At under 400 kcals this makes a healthy and delicious dinner or leftover lunch. Adding stronger flavours can be a good way of filling you up and also a way to avoid sugar cravings by stimulating the palate in different ways.
Method
Based on 4 servings, adjust as needed.
Step 1
Heat the sesame oil in a wide-based pan with a tight-fitting lid and add the finely chopped red onion. Sweat for 5ish minutes, until soft but not coloured
Step 2
Add the crushed garlic clove(s), finely chopped ginger and finely chopped red chilli. Cook for 1 min to release the flavours, then add the ground spices and cook for another minute.
Step 3
Increase the heat and add the sweet potatoes and butternut squash cubes. Stir to coat them in the spice mix for around a minute.
Step 4
Add the split red lentils and 600ml vegetable stock (if cooking for 4, scale up or down as needed).
Step 5
Bring the liquid to the boil, then reduce the heat, cover and cook for 15-20 mins until the lentils are tender.
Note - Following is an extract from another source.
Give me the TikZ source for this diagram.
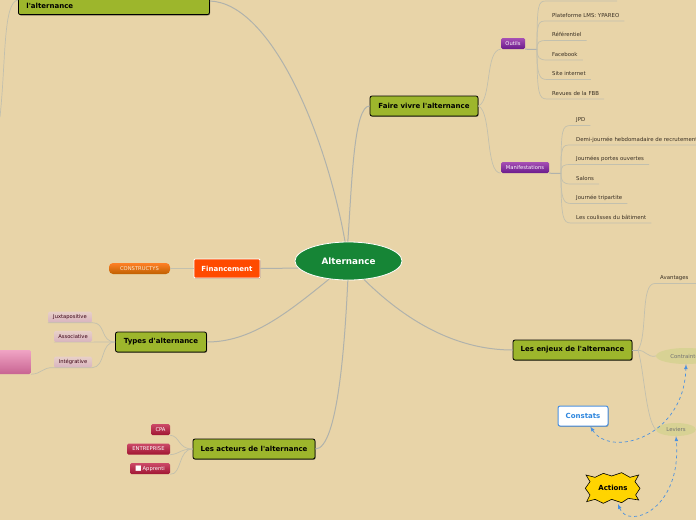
\documentclass[tikz,border=0pt]{standalone}
\usepackage{fontspec}
\setmainfont{DejaVu Sans}
\usetikzlibrary{arrows,positioning,shadows,shapes.geometric}
\definecolor{Paper}{HTML}{E8D4A8}
\definecolor{Olive}{HTML}{9DB62C}
\definecolor{Forest}{HTML}{168536}
\definecolor{Flame}{HTML}{FF4A00}
\definecolor{Branch}{HTML}{C2C0AE}
\definecolor{BranchDark}{HTML}{B0B2AC}
\definecolor{LeafText}{HTML}{3A3024}
\definecolor{Link}{HTML}{4A90E0}
\definecolor{LinkText}{HTML}{2E86DE}
\definecolor{Pale}{HTML}{D8D294}
\definecolor{PurpleTop}{HTML}{A650B4}
\definecolor{PurpleLow}{HTML}{6A1A8C}
\definecolor{RedTop}{HTML}{CC4A68}
\definecolor{RedLow}{HTML}{A01632}
\definecolor{RoseTop}{HTML}{F0A4C4}
\definecolor{RoseLow}{HTML}{C86492}
\definecolor{MauveTop}{HTML}{E8D0C8}
\definecolor{MauveLow}{HTML}{D8B4C0}
\definecolor{Gold}{HTML}{FFD400}

\begin{document}
\begin{tikzpicture}[
  x=1pt, y=-1pt,
  mainbox/.style={draw=black, line width=0.8pt, rounded corners=2pt, fill=Olive,
                  font=\fontsize{7}{9}\selectfont\bfseries, text=black, align=center,
                  drop shadow={shadow xshift=0.6pt, shadow yshift=-0.8pt, opacity=0.45, fill=black}},
  leaf/.style={font=\fontsize{5.4}{6}\selectfont, text=LeafText, inner xsep=5pt, inner ysep=0.8pt,
               text height=4.5pt, text depth=3pt},
  tag/.style={rounded corners=1.5pt, font=\fontsize{5.2}{6}\selectfont, text=white, inner sep=0pt,
              minimum height=11pt},
  purpletag/.style={tag, top color=PurpleTop, bottom color=PurpleLow},
  redtag/.style={tag, top color=RedTop, bottom color=RedLow},
  mauvetag/.style={tag, top color=MauveTop, bottom color=MauveLow, text=black!70!purple},
  pale/.style={ellipse, fill=Pale, inner sep=0pt, font=\fontsize{5.4}{6}\selectfont, text=black!55},
  branch/.style={draw=Branch, line width=0.7pt},
  trunk/.style={draw=BranchDark, line width=1pt},
  link/.style={draw=Link, line width=0.7pt, dashed, <->, >=latex},
  node distance=10pt
]
  \useasboundingbox (0,0) rectangle (696,520);
  \clip (0,0) rectangle (696,520);
  \fill[Paper] (0,0) rectangle (696,520);

  % centre and main topics
  \node[ellipse, draw=white, line width=0.8pt, fill=Forest, text=white, minimum width=107pt, minimum height=38pt,
        font=\fontsize{8.8}{10}\selectfont\bfseries] (centre) at (348.5,261) {Alternance};
  \node[mainbox, minimum width=191pt, text width=185pt, inner xsep=3pt, inner ysep=6pt, align=left, anchor=south west]
    (haut) at (18,15) {\mbox{}\\[2pt]\hspace*{5pt}l\textquotesingle alternance};
  \node[mainbox, minimum width=108pt, minimum height=20pt] (faire) at (424,106) {Faire vivre l\textquotesingle alternance};
  \node[mainbox, minimum width=119pt, minimum height=20pt] (enjeux) at (572.5,350) {Les enjeux de l\textquotesingle alternance};
  \node[mainbox, minimum width=91pt, minimum height=20pt] (types) at (161,342) {Types d\textquotesingle alternance};
  \node[mainbox, minimum width=122pt, minimum height=20pt] (acteurs) at (254,449) {Les acteurs de l\textquotesingle alternance};
  \node[draw=white, line width=0.8pt, rounded corners=1pt, fill=Flame, text=white, minimum width=66pt, minimum height=19pt,
        font=\fontsize{7}{9}\selectfont\bfseries,
        drop shadow={shadow xshift=0.5pt, shadow yshift=-0.6pt, opacity=0.3, fill=black}] (financement) at (227,268.5) {Financement};

  % small tags
  \node[tag, rounded corners=4pt, minimum width=61pt, top color=Flame!40!orange!85!white, bottom color=orange!75!black,
        text=white!85!orange] (constructys) at (139.5,268.5) {CONSTRUCTYS};
  \node[purpletag, minimum width=24pt] (outils) at (513,43.5) {Outils};
  \node[purpletag, minimum width=48pt] (manif) at (525,167.5) {Manifestations};
  \node[mauvetag, minimum width=44pt] (juxta) at (70,317) {Juxtapositive};
  \node[mauvetag, minimum width=38pt, below=8pt of juxta.south east, anchor=north east] (assoc) {Associative};
  \node[mauvetag, minimum width=38pt] (integ) at (73,362) {Intégrative};
  \node[tag, minimum width=40pt, minimum height=24pt, top color=RoseTop, bottom color=RoseLow, anchor=east] (rose) at (31,362) {};
  \node[redtag, minimum width=19pt] (cpa) at (160.5,429.5) {CPA};
  \node[redtag, minimum width=43pt] (entreprise) at (148.5,449) {ENTREPRISE};
  \node[redtag, minimum width=40pt] (apprenti) at (150,468.5) {{\fontsize{7}{7}\selectfont ■}\,Apprenti};

  % leaves of the first tag
  \coordinate (hubo) at (537,49.5);
  \coordinate (cachea) at (546,1);
  \coordinate (cacheb) at (617,1);
  \node[leaf, anchor=north west] (plateforme) at (547,11.5) {Plateforme LMS: YPAREO};
  \node[leaf, below=of plateforme.south west, anchor=north west] (referentiel) {Référentiel};
  \node[leaf, below=of referentiel.south west, anchor=north west] (facebook) {Facebook};
  \node[leaf, below=of facebook.south west, anchor=north west] (site) {Site internet};
  \node[leaf, below=of site.south west, anchor=north west] (revues) {Revues de la FBB};

  % leaves of the second tag
  \coordinate (hubm) at (561,173.5);
  \node[leaf, anchor=north west] (jpd) at (571,116) {JPD};
  \node[leaf, below=of jpd.south west, anchor=north west] (demi) {Demi-journée hebdomadaire de recrutement};
  \node[leaf, below=of demi.south west, anchor=north west] (portes) {Journées portes ouvertes};
  \node[leaf, below=of portes.south west, anchor=north west] (salons) {Salons};
  \node[leaf, below=of salons.south west, anchor=north west] (tripartite) {Journée tripartite};
  \node[leaf, below=of tripartite.south west, anchor=north west] (coulisses) {Les coulisses du bâtiment};

  % right hand side
  \coordinate (hube) at (638,350);
  \node[leaf, anchor=south west] (avantages) at (655,283.5) {Avantages\hspace*{26pt}};
  \node[pale, minimum width=60pt, minimum height=16pt] (contraintes) at (686,356) {Contraintes};
  \node[pale, minimum width=40pt, minimum height=13pt] (leviers) at (676,429.5) {Leviers};
  \node[draw=Link, line width=1pt, rounded corners=2pt, fill=white, text=LinkText, minimum width=50pt, minimum height=20pt,
        font=\fontsize{7}{8}\selectfont\bfseries,
        drop shadow={shadow xshift=0.5pt, shadow yshift=-0.8pt, opacity=0.3, fill=black}] (constats) at (583,416) {Constats};
  \begin{scope}[shift={(540,390)}, x=0.3333pt, y=-0.3333pt]
    \draw[black, line width=0.6pt, fill=Gold, line join=miter]
      (138,255) -- (165,262) -- (190,250) -- (215,258) -- (245,248) -- (270,262) -- (296,255)
      -- (285,275) -- (300,295) -- (287,315) -- (296,330)
      -- (265,325) -- (245,338) -- (215,328) -- (190,340) -- (165,328) -- (140,335)
      -- (150,315) -- (136,295) -- (150,275) -- cycle;
  \end{scope}
  \node[inner sep=1pt, font=\fontsize{7}{8}\selectfont\bfseries] (actions) at (613,487.5) {Actions};
  \coordinate (actionsbas) at (618,504);

  % connectors from the centre
  \draw[trunk] (centre.100) .. controls (325,130) and (270,3) .. (haut.north east |- 0,1);
  \draw[trunk] (centre.92) .. controls (352,180) and (354,106) .. (faire.west);
  \draw[trunk] (centre.188) -- (financement.east);
  \draw[trunk] (centre.223) .. controls (285,315) and (250,342) .. (types.east);
  \draw[trunk] (centre.268) .. controls (345,340) and (338,449) .. (acteurs.east);
  \draw[trunk] (centre.310) .. controls (410,325) and (460,350) .. (enjeux.west);
  \coordinate (horsbord) at (0,117);
  \coordinate (hautgauche) at (18,0);
  \draw[branch] (horsbord) .. controls (6,60) and (3,2) .. (hautgauche);

  % second level
  \draw[branch] (faire.east) .. controls (492,100) and (485,50) .. (outils.south west);
  \draw[branch] (faire.east) .. controls (492,112) and (485,173) .. (manif.south west);
  \draw[trunk] (outils.south east) -- (hubo);
  \draw[trunk] (manif.south east) -- (hubm);
  \draw[branch] (hubo) .. controls +(0,-45) and +(-8,0) .. (cachea) -- (cacheb);
  \draw[branch] (hubo) .. controls +(0,-28) and +(-9,0) .. (plateforme.south west) -- (plateforme.south east);
  \draw[branch] (hubo) .. controls +(0,-8) and +(-8,0) .. (referentiel.south west) -- (referentiel.south east);
  \draw[branch] (hubo) .. controls +(0,8) and +(-8,0) .. (facebook.south west) -- (facebook.south east);
  \draw[branch] (hubo) .. controls +(0,25) and +(-8,0) .. (site.south west) -- (site.south east);
  \draw[branch] (hubo) .. controls +(0,45) and +(-8,0) .. (revues.south west) -- (revues.south east);
  \draw[branch] (hubm) .. controls +(0,-45) and +(-9,0) .. (jpd.south west) -- (jpd.south east);
  \draw[branch] (hubm) .. controls +(0,-28) and +(-9,0) .. (demi.south west) -- (demi.south east);
  \draw[branch] (hubm) .. controls +(0,-8) and +(-8,0) .. (portes.south west) -- (portes.south east);
  \draw[branch] (hubm) .. controls +(0,8) and +(-8,0) .. (salons.south west) -- (salons.south east);
  \draw[branch] (hubm) .. controls +(0,25) and +(-8,0) .. (tripartite.south west) -- (tripartite.south east);
  \draw[branch] (hubm) .. controls +(0,45) and +(-8,0) .. (coulisses.south west) -- (coulisses.south east);

  \draw[branch] (financement.west) -- (constructys.east);
  \draw[branch] (juxta.south west) -- (juxta.south east) .. controls (106,322) and (100,342) .. (types.west);
  \draw[branch] (assoc.south west) -- (assoc.south east) -- (types.west);
  \draw[branch] (integ.south east) .. controls (106,367) and (100,342) .. (types.west);
  \draw[branch] (integ.south east) -- (integ.south west) .. controls (42,367) and (42,374) .. (rose.south east);
  \draw[branch] (cpa.south east) .. controls (180,436) and (178,449) .. (acteurs.west);
  \draw[branch] (entreprise.south east) .. controls (180,454) and (180,449) .. (acteurs.west);
  \draw[branch] (apprenti.south east) .. controls (182,475) and (178,449) .. (acteurs.west);

  \draw[trunk] (enjeux.east) -- (hube);
  \draw[branch] (hube) .. controls (648,335) and (640,283) .. (avantages.south west) -- (avantages.south east);
  \draw[branch] (hube) .. controls (645,350) and (648,358) .. (contraintes.west);
  \draw[branch] (hube) .. controls (644,370) and (646,420) .. (leviers.west);

  % dashed links
  \draw[link] (constats.-55) .. controls (610,458) and (684,438) .. (contraintes.south);
  \draw[link] (actionsbas) .. controls (628,530) and (682,510) .. (leviers.south);
\end{tikzpicture}
\end{document}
I would recommend checking the lentils every 5 minutes to ensure you don’t overcook and dry out the dhal, and add more water if needed.
Step 6
Stir in the spinach and wilt for a minute.
Step 7
Serve topped with spring onion, sliced on the diagonal. If you like extra heat you can also add some additional sliced red chilli on top, or a shake or two of chilli flakes.
Step 8
Allow to cool completely before placing your leftovers in the fridge for tomorrow’s lunch.